*YOUR OBJECTIVE*. Retype the material word for word.

*DATA SEGMENT*.
▶

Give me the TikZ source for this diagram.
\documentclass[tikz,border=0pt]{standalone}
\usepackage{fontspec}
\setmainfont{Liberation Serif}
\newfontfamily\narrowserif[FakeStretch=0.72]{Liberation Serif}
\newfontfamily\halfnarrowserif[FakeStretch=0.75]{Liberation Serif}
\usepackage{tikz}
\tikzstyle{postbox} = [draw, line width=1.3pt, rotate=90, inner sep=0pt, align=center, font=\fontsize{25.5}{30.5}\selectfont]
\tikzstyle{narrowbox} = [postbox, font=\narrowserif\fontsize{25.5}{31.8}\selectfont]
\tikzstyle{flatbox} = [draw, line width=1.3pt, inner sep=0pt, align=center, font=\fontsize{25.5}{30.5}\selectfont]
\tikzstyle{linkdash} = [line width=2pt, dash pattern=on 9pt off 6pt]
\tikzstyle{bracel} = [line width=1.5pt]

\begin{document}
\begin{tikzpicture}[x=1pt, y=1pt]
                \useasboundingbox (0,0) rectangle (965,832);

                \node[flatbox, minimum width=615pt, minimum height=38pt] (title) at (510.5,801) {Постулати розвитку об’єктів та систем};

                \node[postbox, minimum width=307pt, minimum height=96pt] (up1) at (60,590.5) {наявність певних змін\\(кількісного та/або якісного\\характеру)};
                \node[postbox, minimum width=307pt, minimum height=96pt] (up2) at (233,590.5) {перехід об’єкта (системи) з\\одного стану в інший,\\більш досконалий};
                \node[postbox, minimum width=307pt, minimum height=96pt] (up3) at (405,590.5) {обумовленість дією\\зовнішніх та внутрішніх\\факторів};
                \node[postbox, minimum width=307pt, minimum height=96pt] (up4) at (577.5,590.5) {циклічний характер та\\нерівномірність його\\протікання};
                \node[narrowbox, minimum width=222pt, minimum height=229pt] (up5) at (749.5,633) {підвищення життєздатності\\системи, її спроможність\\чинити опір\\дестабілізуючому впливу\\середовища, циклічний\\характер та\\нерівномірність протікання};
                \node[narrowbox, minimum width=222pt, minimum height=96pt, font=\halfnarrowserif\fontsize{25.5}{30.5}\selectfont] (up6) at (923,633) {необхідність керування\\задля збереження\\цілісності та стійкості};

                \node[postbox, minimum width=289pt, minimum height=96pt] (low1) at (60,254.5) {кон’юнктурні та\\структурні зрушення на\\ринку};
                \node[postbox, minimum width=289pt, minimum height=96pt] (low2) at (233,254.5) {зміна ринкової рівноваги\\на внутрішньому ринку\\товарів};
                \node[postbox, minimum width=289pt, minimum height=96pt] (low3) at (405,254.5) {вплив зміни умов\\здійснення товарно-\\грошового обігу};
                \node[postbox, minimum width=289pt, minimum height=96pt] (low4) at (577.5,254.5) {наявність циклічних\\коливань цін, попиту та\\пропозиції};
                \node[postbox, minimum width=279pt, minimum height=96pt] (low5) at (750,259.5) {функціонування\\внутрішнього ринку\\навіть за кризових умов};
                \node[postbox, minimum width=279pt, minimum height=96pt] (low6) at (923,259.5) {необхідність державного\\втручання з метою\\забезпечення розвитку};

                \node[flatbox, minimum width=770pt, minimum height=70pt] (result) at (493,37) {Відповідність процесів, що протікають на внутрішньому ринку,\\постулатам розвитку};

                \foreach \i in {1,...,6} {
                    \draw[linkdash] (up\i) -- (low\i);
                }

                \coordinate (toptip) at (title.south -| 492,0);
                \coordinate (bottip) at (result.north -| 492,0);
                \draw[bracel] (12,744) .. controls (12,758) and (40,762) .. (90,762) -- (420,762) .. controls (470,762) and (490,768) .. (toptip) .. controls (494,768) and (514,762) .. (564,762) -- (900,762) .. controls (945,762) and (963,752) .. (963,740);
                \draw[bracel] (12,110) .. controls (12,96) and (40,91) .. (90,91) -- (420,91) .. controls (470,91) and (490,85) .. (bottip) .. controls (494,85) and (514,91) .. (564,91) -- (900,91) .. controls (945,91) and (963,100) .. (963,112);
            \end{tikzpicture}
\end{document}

◀

*SOLUTION TO THIS PROBLEM*.
Give me the TikZ source for this diagram.
\documentclass[tikz,border=0pt]{standalone}
\usepackage{fontspec}
\setmainfont{Liberation Serif}
\newfontfamily\narrowserif[FakeStretch=0.72]{Liberation Serif}
\newfontfamily\halfnarrowserif[FakeStretch=0.75]{Liberation Serif}
\usepackage{tikz}
\tikzstyle{postbox} = [draw, line width=1.3pt, rotate=90, inner sep=0pt, align=center, font=\fontsize{25.5}{30.5}\selectfont]
\tikzstyle{narrowbox} = [postbox, font=\narrowserif\fontsize{25.5}{31.8}\selectfont]
\tikzstyle{flatbox} = [draw, line width=1.3pt, inner sep=0pt, align=center, font=\fontsize{25.5}{30.5}\selectfont]
\tikzstyle{linkdash} = [line width=2pt, dash pattern=on 9pt off 6pt]
\tikzstyle{bracel} = [line width=1.5pt]

\begin{document}
\begin{tikzpicture}[x=1pt, y=1pt]
                \useasboundingbox (0,0) rectangle (965,832);

                \node[flatbox, minimum width=615pt, minimum height=38pt] (title) at (510.5,801) {Постулати розвитку об’єктів та систем};

                \node[postbox, minimum width=307pt, minimum height=96pt] (up1) at (60,590.5) {наявність певних змін\\(кількісного та/або якісного\\характеру)};
                \node[postbox, minimum width=307pt, minimum height=96pt] (up2) at (233,590.5) {перехід об’єкта (системи) з\\одного стану в інший,\\більш досконалий};
                \node[postbox, minimum width=307pt, minimum height=96pt] (up3) at (405,590.5) {обумовленість дією\\зовнішніх та внутрішніх\\факторів};
                \node[postbox, minimum width=307pt, minimum height=96pt] (up4) at (577.5,590.5) {циклічний характер та\\нерівномірність його\\протікання};
                \node[narrowbox, minimum width=222pt, minimum height=229pt] (up5) at (749.5,633) {підвищення життєздатності\\системи, її спроможність\\чинити опір\\дестабілізуючому впливу\\середовища, циклічний\\характер та\\нерівномірність протікання};
                \node[narrowbox, minimum width=222pt, minimum height=96pt, font=\halfnarrowserif\fontsize{25.5}{30.5}\selectfont] (up6) at (923,633) {необхідність керування\\задля збереження\\цілісності та стійкості};

                \node[postbox, minimum width=289pt, minimum height=96pt] (low1) at (60,254.5) {кон’юнктурні та\\структурні зрушення на\\ринку};
                \node[postbox, minimum width=289pt, minimum height=96pt] (low2) at (233,254.5) {зміна ринкової рівноваги\\на внутрішньому ринку\\товарів};
                \node[postbox, minimum width=289pt, minimum height=96pt] (low3) at (405,254.5) {вплив зміни умов\\здійснення товарно-\\грошового обігу};
                \node[postbox, minimum width=289pt, minimum height=96pt] (low4) at (577.5,254.5) {наявність циклічних\\коливань цін, попиту та\\пропозиції};
                \node[postbox, minimum width=279pt, minimum height=96pt] (low5) at (750,259.5) {функціонування\\внутрішнього ринку\\навіть за кризових умов};
                \node[postbox, minimum width=279pt, minimum height=96pt] (low6) at (923,259.5) {необхідність державного\\втручання з метою\\забезпечення розвитку};

                \node[flatbox, minimum width=770pt, minimum height=70pt] (result) at (493,37) {Відповідність процесів, що протікають на внутрішньому ринку,\\постулатам розвитку};

                \foreach \i in {1,...,6} {
                    \draw[linkdash] (up\i) -- (low\i);
                }

                \coordinate (toptip) at (title.south -| 492,0);
                \coordinate (bottip) at (result.north -| 492,0);
                \draw[bracel] (12,744) .. controls (12,758) and (40,762) .. (90,762) -- (420,762) .. controls (470,762) and (490,768) .. (toptip) .. controls (494,768) and (514,762) .. (564,762) -- (900,762) .. controls (945,762) and (963,752) .. (963,740);
                \draw[bracel] (12,110) .. controls (12,96) and (40,91) .. (90,91) -- (420,91) .. controls (470,91) and (490,85) .. (bottip) .. controls (494,85) and (514,91) .. (564,91) -- (900,91) .. controls (945,91) and (963,100) .. (963,112);
            \end{tikzpicture}
\end{document}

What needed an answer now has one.